BBC Three is undergoing its wildest metamorphosis to date as it prepares to close its TV channel and move its operations entirely online. That means plenty of new shows and a new means of distribution that goes beyond iPlayer. Over the next few days a site will be introduced called The Daily Drop featuring a mixture of short-form videos, blog posts, news stories and social media. It'll be joined in February by another platform called The Best Of, which is designed to showcase the team's top programming. That includes original longform content, such as documentaries, as well as shorter, more creative videos inspired by YouTube and the like.

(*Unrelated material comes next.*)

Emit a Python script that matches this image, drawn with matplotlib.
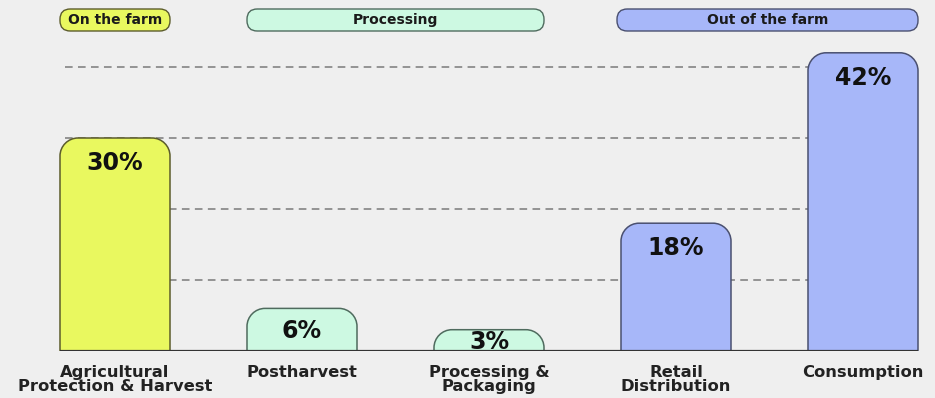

With these come a range of fresh commissions designed to show off the BBC's new vision. They include Clique, a six-part drama about two childhood soulmates, Georgia and Holly, who attend Edinburgh University and quickly get caught up in a "seductive world" led by the city's high-flying business types. There's also a mystery series called Unsolved: The Boy Who Disappeared, which follows reporters Alys Harte and Bronagh Munro as they follow an investigation into a teenager's real-life disappearance. If you think that sounds like Serial, you're not alone.
Other highlights include Black Power, a new documentary by filmmaker Dan Murdoch about the Black Liberation Movement, and a second series of Life And Death Row, which looks at young people behind bars.
When the decision was made to move BBC Three online, people weren't happy. An ultimately unsuccessful online petition was set up, championing its programming and the role it plays on television. The broadcaster carried on regardless though, and with good reason -- it faces tough budget cuts and is trying to keep up with youngsters' consumption habits, which are increasingly moving online. With this new approach, the BBC believes it can be more adventurous than before, trying new formats that wouldn't have been possible through a regular TV schedule.
The relaunch marks a rare chance for BBC Three to reinvent itself. A successful slate of programming could re-establish its place among youth media, while a series of misfires will all but bury the brand forever.